Collection entries
++++++

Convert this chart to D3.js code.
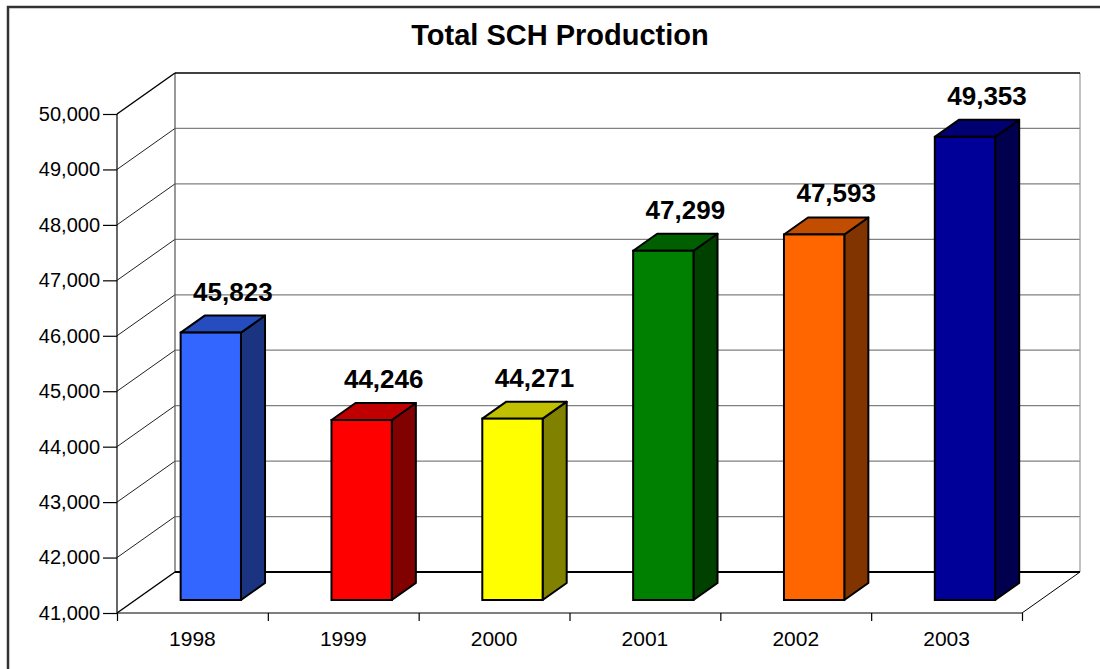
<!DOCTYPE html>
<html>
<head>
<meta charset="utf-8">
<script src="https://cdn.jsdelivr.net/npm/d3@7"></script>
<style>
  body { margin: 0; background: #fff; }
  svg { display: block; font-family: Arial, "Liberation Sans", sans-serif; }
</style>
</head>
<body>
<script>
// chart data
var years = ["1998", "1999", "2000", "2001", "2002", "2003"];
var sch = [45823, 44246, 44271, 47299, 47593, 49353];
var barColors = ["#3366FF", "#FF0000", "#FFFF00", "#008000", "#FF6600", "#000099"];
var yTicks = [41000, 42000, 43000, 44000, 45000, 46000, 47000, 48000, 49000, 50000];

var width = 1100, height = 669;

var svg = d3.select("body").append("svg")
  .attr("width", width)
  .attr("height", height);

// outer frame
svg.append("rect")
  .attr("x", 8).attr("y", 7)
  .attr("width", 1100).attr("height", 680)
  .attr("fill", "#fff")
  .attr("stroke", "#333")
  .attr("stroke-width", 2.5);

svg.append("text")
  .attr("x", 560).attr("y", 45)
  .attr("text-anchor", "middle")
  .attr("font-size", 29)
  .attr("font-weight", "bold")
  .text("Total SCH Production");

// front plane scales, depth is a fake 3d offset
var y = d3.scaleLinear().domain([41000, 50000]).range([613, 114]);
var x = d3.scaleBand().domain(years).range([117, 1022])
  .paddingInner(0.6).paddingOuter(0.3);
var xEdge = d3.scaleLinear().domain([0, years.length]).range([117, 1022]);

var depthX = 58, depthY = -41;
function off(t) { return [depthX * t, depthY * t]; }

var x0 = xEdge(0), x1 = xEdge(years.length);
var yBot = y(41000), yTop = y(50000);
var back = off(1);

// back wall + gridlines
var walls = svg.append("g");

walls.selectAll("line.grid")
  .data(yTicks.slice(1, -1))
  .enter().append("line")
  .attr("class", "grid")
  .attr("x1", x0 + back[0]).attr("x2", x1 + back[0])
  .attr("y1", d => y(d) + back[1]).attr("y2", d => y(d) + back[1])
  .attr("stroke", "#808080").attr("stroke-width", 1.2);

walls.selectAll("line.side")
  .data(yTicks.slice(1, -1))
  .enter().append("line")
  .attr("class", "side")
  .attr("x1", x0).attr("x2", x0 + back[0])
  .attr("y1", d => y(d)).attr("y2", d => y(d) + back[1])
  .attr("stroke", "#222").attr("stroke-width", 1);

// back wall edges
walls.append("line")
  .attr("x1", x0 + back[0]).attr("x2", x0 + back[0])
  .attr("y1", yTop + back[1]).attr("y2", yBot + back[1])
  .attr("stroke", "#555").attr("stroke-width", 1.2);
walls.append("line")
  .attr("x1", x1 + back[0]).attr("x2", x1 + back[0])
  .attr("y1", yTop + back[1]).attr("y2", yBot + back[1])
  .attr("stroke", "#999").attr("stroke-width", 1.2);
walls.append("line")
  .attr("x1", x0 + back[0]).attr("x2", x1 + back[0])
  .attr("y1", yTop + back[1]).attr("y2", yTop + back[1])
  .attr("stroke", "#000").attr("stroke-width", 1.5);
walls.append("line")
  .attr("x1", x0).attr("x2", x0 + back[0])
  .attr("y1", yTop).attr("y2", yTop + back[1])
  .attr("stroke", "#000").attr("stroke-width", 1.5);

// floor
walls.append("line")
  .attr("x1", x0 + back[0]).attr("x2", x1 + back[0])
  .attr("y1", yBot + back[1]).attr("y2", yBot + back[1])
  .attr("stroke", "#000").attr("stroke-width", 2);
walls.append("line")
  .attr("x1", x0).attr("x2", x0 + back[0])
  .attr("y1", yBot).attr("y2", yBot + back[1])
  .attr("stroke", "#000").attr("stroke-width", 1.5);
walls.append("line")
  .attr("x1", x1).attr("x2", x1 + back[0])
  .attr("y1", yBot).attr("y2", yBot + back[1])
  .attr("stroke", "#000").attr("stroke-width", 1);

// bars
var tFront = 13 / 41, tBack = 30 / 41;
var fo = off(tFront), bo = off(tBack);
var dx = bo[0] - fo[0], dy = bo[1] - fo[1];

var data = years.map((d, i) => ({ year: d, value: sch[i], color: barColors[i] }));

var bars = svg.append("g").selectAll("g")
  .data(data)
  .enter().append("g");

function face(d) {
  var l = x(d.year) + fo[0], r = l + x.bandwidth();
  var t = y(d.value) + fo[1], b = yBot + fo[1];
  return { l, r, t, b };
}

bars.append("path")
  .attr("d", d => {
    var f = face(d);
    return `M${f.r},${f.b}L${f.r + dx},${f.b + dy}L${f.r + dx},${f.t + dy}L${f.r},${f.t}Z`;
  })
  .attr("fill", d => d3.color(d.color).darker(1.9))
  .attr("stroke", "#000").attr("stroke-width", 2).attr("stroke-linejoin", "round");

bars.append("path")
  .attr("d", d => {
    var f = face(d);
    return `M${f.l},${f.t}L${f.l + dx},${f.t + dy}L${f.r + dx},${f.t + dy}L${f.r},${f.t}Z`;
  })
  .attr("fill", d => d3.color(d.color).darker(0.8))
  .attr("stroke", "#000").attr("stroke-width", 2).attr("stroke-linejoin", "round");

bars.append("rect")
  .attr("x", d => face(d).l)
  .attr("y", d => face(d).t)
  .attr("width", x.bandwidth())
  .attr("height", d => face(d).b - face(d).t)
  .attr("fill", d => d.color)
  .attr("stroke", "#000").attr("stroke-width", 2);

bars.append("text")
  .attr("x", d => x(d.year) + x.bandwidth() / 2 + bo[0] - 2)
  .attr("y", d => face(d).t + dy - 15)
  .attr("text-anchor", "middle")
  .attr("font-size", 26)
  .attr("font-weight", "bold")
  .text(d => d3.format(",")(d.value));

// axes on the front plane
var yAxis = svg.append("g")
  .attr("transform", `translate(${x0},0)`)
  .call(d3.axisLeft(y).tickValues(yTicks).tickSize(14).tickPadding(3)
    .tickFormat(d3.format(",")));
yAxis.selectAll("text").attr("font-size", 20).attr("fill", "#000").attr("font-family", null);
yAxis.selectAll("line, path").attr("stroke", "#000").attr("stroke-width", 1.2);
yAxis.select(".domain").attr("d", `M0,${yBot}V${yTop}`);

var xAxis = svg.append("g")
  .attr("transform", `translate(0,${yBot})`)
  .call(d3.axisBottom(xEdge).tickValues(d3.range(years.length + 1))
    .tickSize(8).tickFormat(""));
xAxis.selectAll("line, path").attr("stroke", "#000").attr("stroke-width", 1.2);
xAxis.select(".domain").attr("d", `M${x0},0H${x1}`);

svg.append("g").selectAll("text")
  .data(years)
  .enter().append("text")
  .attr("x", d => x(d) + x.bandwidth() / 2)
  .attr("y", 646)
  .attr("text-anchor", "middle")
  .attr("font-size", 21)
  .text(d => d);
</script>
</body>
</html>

++++++

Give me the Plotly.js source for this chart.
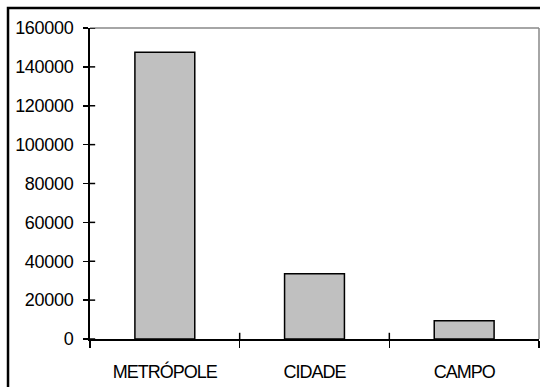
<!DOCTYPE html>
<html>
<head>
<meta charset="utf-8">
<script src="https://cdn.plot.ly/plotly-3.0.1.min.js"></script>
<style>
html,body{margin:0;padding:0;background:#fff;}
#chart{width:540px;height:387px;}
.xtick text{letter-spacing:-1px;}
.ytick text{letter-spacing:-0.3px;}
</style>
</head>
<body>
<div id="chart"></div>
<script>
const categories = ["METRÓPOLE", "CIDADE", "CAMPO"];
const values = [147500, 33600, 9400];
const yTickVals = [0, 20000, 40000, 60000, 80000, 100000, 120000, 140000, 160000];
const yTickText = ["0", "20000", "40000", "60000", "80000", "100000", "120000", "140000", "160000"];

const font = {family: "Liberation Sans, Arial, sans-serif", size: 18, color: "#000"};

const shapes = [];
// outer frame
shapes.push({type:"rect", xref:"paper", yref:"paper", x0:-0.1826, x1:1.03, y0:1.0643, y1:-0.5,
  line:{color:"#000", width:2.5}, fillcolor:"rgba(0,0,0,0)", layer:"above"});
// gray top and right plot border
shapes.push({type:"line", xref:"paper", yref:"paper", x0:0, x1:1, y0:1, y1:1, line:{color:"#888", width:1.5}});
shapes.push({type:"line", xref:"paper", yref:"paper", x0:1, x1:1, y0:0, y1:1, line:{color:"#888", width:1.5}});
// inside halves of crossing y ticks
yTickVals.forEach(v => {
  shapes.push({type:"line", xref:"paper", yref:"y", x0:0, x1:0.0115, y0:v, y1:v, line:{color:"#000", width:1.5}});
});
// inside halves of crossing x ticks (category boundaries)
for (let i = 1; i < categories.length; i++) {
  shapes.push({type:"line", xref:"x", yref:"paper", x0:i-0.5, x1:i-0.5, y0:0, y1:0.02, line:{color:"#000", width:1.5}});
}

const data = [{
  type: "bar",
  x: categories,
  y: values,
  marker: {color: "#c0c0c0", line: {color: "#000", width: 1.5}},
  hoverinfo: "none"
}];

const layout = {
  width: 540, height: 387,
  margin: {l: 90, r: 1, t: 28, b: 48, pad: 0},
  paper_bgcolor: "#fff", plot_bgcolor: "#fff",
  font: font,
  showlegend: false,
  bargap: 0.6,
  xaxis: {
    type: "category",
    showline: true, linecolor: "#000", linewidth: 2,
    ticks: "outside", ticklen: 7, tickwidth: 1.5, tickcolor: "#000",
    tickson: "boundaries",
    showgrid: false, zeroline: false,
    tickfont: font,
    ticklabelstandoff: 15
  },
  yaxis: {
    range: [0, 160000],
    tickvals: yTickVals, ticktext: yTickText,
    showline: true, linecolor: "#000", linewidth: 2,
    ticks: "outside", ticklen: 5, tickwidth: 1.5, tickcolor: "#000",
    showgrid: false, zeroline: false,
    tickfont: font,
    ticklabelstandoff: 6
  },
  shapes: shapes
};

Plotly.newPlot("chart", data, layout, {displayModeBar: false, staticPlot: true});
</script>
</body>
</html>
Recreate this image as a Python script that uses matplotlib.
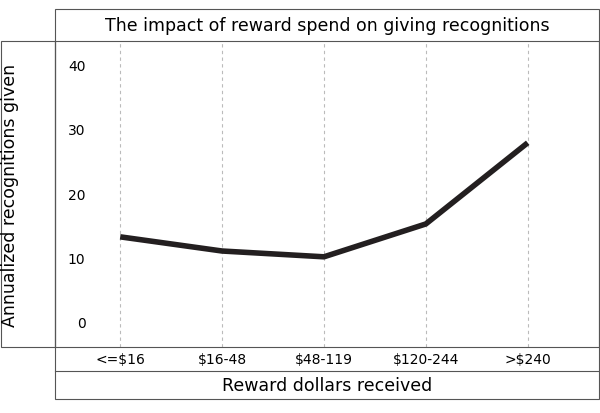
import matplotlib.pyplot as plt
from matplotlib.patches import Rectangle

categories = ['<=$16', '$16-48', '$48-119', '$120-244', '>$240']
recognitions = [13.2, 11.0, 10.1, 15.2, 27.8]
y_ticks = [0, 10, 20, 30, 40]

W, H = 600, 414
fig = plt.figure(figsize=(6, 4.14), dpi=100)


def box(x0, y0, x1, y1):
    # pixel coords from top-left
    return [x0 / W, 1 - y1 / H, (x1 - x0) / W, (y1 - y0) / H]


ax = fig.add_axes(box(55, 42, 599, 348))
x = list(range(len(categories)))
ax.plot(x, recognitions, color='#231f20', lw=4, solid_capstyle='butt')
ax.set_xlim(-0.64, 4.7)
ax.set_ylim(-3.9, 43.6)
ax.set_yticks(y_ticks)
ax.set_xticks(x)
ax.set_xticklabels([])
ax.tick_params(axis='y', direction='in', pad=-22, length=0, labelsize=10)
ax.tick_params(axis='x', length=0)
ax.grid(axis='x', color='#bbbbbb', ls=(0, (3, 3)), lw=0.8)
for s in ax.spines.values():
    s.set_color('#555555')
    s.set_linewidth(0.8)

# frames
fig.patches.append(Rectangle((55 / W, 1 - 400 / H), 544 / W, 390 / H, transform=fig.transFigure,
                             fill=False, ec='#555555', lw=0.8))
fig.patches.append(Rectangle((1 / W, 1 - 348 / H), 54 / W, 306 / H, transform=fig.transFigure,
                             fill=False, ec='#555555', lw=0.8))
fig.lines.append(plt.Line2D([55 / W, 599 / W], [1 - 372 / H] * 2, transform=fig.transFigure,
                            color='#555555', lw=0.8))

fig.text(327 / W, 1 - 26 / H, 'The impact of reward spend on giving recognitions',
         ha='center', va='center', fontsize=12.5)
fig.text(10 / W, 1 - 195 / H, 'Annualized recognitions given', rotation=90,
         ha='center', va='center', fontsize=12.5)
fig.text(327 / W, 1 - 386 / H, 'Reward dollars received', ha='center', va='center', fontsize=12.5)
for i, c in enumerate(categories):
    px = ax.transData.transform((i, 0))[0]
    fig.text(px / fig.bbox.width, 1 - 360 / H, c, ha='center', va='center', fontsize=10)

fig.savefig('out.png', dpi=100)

++++++

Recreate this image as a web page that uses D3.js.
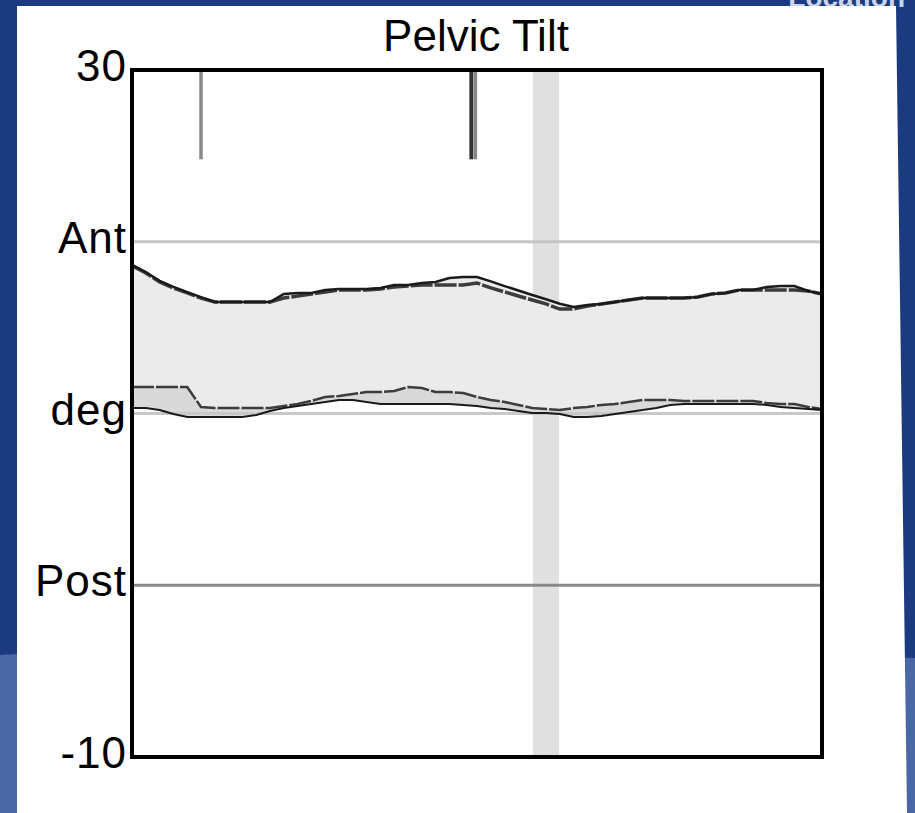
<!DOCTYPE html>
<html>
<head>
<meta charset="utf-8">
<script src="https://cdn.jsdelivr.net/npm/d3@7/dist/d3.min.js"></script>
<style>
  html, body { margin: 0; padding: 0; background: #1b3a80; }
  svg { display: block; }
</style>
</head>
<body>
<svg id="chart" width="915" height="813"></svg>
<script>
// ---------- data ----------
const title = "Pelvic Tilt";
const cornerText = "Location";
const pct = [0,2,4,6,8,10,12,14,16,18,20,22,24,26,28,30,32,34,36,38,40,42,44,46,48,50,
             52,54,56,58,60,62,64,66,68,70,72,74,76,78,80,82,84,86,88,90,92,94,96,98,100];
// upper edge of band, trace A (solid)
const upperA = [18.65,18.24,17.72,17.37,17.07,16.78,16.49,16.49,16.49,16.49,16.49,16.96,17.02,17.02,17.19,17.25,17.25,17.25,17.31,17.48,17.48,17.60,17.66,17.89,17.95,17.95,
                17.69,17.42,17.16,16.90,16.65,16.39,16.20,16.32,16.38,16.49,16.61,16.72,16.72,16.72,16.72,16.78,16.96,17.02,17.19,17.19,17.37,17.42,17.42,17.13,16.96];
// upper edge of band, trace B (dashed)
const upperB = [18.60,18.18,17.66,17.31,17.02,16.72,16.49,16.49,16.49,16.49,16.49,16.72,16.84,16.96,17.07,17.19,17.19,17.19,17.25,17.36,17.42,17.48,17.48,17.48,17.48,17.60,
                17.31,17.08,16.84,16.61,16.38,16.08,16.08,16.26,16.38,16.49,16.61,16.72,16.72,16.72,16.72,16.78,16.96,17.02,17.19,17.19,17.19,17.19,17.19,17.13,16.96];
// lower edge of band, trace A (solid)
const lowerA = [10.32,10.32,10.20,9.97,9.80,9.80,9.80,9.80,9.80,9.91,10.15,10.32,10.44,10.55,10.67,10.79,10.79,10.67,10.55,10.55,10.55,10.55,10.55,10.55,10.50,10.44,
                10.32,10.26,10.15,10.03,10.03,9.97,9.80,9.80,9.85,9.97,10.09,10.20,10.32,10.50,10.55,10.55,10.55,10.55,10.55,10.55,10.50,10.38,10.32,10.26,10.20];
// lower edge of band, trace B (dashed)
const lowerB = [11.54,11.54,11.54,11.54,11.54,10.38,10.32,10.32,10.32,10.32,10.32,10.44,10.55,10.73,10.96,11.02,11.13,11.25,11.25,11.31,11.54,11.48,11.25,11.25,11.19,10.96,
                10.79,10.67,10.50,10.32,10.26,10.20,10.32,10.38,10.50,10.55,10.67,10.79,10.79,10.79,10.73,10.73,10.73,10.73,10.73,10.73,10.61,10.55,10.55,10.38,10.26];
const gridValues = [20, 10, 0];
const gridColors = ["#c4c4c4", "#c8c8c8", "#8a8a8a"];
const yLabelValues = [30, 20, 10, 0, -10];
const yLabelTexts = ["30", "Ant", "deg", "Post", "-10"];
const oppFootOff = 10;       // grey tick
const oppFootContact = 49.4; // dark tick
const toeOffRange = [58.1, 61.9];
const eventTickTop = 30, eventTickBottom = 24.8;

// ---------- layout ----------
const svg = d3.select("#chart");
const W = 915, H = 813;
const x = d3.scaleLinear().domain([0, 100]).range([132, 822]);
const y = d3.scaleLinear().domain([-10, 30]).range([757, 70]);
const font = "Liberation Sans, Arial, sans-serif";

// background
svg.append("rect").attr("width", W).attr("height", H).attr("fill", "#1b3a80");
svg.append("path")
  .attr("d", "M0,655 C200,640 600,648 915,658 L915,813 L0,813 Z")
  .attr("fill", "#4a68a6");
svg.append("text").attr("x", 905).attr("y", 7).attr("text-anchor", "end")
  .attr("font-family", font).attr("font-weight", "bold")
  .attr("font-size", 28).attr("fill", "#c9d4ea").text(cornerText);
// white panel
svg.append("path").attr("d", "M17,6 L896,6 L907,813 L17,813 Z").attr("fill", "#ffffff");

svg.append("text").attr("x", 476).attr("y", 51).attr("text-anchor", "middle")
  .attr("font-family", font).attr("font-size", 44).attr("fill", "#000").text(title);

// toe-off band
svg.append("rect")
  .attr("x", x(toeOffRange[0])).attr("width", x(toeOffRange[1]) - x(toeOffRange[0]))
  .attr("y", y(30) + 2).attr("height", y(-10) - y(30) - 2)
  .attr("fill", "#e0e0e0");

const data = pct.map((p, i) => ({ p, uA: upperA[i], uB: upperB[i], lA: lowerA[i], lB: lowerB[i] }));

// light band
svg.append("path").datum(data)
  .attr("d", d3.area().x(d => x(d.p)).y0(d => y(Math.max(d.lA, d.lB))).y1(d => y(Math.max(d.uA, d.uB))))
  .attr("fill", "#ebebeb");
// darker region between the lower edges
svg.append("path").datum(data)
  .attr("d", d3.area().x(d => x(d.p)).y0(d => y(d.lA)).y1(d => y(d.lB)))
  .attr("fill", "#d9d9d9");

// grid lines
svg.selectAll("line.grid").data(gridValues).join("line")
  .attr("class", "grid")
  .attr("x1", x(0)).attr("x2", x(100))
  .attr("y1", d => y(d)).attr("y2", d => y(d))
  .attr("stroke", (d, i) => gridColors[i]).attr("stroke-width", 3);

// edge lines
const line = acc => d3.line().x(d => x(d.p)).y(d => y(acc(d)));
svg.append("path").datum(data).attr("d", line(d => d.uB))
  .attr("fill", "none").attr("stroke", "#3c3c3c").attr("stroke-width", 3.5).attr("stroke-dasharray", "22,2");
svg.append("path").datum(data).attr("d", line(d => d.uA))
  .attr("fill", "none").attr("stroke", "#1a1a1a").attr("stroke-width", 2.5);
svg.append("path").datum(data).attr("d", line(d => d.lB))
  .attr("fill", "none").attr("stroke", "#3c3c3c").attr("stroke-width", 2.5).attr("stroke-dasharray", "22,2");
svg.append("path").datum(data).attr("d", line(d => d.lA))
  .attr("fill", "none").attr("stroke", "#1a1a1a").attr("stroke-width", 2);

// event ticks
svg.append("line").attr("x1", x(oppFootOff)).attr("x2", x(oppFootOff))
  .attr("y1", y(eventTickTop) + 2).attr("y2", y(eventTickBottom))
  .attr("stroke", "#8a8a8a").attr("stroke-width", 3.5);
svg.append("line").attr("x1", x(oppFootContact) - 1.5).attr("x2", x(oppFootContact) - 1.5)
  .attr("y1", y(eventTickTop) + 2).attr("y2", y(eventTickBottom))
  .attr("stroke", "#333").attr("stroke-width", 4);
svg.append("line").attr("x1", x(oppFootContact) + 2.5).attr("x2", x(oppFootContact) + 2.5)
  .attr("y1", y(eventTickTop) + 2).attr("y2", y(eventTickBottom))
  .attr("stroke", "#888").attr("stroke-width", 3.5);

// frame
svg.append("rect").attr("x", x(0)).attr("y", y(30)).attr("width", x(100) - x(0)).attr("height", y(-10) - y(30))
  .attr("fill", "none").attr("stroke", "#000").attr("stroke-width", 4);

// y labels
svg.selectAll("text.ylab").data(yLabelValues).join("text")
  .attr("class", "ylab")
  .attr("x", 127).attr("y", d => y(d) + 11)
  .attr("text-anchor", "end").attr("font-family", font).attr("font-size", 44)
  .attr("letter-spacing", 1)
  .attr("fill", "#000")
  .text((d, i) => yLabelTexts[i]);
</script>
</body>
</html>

++++++

▶ Task directions: Leave the pictures out and copy exactly the lines from the one with "Recreate this image as a Python" to the one with "color='#555555', lw=0.8))", both included.

▶ Reply to the task:
Recreate this image as a Python script that uses matplotlib.
import matplotlib.pyplot as plt
from matplotlib.patches import Rectangle

categories = ['<=$16', '$16-48', '$48-119', '$120-244', '>$240']
recognitions = [13.2, 11.0, 10.1, 15.2, 27.8]
y_ticks = [0, 10, 20, 30, 40]

W, H = 600, 414
fig = plt.figure(figsize=(6, 4.14), dpi=100)


def box(x0, y0, x1, y1):
    # pixel coords from top-left
    return [x0 / W, 1 - y1 / H, (x1 - x0) / W, (y1 - y0) / H]


ax = fig.add_axes(box(55, 42, 599, 348))
x = list(range(len(categories)))
ax.plot(x, recognitions, color='#231f20', lw=4, solid_capstyle='butt')
ax.set_xlim(-0.64, 4.7)
ax.set_ylim(-3.9, 43.6)
ax.set_yticks(y_ticks)
ax.set_xticks(x)
ax.set_xticklabels([])
ax.tick_params(axis='y', direction='in', pad=-22, length=0, labelsize=10)
ax.tick_params(axis='x', length=0)
ax.grid(axis='x', color='#bbbbbb', ls=(0, (3, 3)), lw=0.8)
for s in ax.spines.values():
    s.set_color('#555555')
    s.set_linewidth(0.8)

# frames
fig.patches.append(Rectangle((55 / W, 1 - 400 / H), 544 / W, 390 / H, transform=fig.transFigure,
                             fill=False, ec='#555555', lw=0.8))
fig.patches.append(Rectangle((1 / W, 1 - 348 / H), 54 / W, 306 / H, transform=fig.transFigure,
                             fill=False, ec='#555555', lw=0.8))
fig.lines.append(plt.Line2D([55 / W, 599 / W], [1 - 372 / H] * 2, transform=fig.transFigure,
                            color='#555555', lw=0.8))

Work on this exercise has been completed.